___ Data rows ___

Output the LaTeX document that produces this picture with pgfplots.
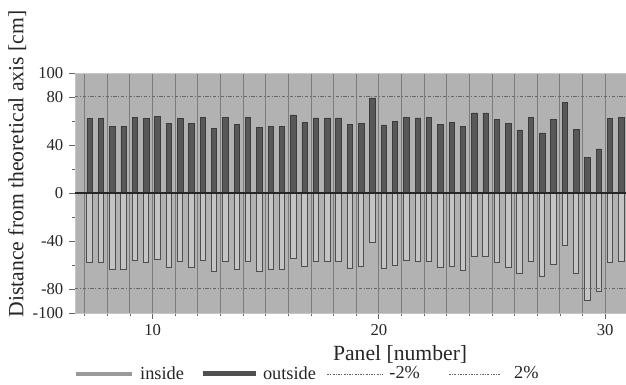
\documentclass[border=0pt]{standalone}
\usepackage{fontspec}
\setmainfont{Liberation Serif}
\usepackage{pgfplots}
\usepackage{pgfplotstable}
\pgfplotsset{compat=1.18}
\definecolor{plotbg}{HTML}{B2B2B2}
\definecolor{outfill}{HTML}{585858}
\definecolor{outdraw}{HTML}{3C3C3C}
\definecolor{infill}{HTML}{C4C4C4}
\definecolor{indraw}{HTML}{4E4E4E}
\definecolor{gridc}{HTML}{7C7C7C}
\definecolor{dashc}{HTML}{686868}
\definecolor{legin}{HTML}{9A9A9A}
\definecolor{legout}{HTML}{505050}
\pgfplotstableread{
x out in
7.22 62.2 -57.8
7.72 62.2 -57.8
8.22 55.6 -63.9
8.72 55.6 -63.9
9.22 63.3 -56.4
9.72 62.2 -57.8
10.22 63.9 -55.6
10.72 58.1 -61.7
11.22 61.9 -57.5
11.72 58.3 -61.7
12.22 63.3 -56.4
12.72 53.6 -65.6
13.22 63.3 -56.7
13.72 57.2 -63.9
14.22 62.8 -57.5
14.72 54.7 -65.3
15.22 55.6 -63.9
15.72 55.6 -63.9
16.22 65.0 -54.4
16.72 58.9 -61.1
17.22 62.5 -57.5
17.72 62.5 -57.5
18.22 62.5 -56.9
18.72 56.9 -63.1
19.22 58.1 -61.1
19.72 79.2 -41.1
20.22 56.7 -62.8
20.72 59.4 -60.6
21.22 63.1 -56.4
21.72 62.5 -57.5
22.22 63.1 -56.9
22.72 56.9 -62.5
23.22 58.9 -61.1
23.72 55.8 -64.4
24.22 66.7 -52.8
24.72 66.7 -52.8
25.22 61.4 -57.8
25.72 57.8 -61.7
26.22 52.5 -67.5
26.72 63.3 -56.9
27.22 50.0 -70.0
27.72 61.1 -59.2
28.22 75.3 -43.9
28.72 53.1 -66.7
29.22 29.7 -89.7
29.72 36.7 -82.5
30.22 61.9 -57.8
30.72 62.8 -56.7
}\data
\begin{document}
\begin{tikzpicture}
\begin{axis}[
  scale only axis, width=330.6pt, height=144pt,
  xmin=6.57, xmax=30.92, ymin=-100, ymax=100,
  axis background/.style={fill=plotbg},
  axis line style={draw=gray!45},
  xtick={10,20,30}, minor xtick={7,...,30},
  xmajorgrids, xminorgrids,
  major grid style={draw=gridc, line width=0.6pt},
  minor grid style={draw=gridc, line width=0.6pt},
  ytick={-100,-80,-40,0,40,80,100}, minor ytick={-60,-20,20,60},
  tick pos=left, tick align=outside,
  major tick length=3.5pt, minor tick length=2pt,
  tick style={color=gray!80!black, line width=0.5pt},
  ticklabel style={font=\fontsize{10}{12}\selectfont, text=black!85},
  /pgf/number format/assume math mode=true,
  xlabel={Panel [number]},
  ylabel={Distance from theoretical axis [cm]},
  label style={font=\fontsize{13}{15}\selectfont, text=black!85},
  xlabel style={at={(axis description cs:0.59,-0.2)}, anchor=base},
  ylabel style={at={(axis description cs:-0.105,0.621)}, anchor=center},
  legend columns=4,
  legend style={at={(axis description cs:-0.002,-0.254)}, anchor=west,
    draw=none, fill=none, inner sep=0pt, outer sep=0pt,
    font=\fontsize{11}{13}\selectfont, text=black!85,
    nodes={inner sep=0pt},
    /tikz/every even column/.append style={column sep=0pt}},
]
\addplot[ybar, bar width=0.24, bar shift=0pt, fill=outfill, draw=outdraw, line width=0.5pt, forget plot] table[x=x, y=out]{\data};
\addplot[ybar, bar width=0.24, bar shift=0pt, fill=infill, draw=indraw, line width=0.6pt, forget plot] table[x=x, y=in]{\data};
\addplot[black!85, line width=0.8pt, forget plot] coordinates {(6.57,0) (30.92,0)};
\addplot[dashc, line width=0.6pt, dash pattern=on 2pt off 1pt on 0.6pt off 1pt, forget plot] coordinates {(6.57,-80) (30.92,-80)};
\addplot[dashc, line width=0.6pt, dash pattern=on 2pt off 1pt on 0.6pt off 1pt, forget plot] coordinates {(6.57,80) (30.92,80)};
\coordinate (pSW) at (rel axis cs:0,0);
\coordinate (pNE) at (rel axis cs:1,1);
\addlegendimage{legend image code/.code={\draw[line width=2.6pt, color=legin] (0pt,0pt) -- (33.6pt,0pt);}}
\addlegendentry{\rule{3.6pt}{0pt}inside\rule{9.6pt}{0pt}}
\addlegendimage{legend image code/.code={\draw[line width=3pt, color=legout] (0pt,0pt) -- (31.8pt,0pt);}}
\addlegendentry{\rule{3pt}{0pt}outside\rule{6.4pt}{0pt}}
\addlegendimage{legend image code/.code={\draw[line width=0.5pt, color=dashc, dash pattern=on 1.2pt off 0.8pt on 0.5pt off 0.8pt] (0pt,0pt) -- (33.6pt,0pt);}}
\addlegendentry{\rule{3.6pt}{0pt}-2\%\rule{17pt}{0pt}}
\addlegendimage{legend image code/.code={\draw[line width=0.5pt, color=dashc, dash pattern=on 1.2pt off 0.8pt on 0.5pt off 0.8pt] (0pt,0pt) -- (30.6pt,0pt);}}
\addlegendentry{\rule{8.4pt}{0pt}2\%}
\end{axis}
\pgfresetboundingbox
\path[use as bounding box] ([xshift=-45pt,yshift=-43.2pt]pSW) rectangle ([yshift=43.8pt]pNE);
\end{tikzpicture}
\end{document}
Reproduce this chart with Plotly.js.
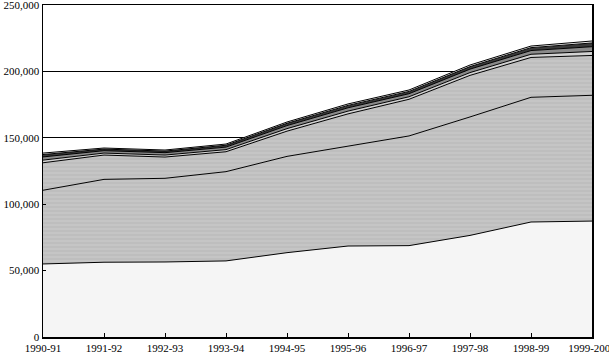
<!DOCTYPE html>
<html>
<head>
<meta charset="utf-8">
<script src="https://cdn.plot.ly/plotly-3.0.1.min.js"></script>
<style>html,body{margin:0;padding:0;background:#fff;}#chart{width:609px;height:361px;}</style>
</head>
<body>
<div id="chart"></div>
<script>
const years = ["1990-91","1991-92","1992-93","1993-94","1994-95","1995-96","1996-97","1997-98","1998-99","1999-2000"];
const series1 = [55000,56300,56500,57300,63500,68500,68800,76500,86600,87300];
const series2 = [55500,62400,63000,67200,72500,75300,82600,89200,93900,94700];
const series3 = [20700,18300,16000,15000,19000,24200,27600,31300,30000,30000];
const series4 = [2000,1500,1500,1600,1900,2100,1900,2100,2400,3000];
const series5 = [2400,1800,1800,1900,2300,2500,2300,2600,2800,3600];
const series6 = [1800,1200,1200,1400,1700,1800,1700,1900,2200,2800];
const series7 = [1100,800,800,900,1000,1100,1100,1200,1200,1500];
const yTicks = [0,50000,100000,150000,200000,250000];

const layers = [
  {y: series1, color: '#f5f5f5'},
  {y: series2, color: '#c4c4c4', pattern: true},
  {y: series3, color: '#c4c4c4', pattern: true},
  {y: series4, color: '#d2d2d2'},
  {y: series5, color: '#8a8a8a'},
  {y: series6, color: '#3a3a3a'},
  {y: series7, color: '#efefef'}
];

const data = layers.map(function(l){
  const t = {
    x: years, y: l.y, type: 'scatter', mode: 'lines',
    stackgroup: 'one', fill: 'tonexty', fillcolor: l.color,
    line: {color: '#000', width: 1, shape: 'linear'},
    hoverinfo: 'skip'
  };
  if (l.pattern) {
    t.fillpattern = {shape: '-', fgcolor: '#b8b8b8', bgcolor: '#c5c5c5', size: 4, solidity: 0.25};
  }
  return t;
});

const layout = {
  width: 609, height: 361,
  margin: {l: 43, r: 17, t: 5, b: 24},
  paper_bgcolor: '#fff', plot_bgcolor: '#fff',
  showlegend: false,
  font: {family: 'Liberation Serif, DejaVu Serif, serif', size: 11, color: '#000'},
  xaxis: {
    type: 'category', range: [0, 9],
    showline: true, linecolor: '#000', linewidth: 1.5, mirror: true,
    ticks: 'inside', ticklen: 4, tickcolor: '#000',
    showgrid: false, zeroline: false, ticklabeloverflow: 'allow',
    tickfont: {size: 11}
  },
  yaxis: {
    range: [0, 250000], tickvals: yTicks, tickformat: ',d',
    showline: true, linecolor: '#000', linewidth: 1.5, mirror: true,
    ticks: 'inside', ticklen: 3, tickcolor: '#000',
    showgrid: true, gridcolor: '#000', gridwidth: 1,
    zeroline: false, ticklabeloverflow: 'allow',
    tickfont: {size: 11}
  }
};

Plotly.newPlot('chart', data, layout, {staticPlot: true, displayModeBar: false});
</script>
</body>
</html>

___

What is required -
Find how many lines in the records contain the string "chart", then give the number alone.

Expected output -
4